Some effective approaches include:

  • Pay Transparency Measures: Laws requiring companies to disclose pay data or conduct pay audits can highlight inequalities and push employers toward fairness. The EU Pay Transparency Directive is a recent example.
  • Mandatory Reporting & Auditing: Regular gender pay gap reporting, such as in the UK, ensures accountability and public awareness.
  • Parental Leave & Childcare Support: Affordable childcare and equal parental leave allow women to remain in the workforce without long career breaks. Nordic countries stand out in this regard.
  • Union Strength & Collective Bargaining: Strong labor unions often push for equal pay agreements, reducing discrepancies in heavily unionized countries.
  • Promoting Women in Leadership: Gender quotas, mentorship programs, and leadership training initiatives help break the glass ceiling and reduce structural inequalities.
  • Training & Bias Reduction Programs: Encouraging organizations to address unconscious bias, improve negotiation training, and create inclusive career pathways can gradually shift workplace cultures.
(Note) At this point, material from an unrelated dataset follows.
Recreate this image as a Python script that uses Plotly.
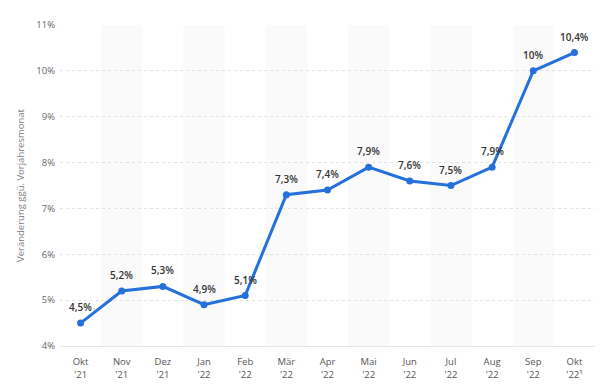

Case studies show that Iceland, Belgium, and Luxembourg have seen progress by combining transparency, strict laws, and supportive family policies. These examples underline that lasting change often requires tackling both direct pay discrimination and the wider structures that reproduce inequality.

Conclusion

The gender pay gap is a persistent global challenge, though its size varies widely across regions. Countries like Slovenia, Luxembourg, and Belgium demonstrate that progress is possible, while Korea, Japan, and parts of the Middle East highlight structural and cultural barriers.

The drivers are complex: occupational segregation, discrimination, career interruptions, and policy failures all play roles. Yet evidence shows that policy interventions matter. Pay transparency, mandatory reporting, childcare support, and active promotion of women into leadership all contribute to progress. Ultimately, the gender pay gap is not just a women’s issue but an economic and social priority. Closing it could unlock billions in productivity, reduce poverty, and promote fairer societies.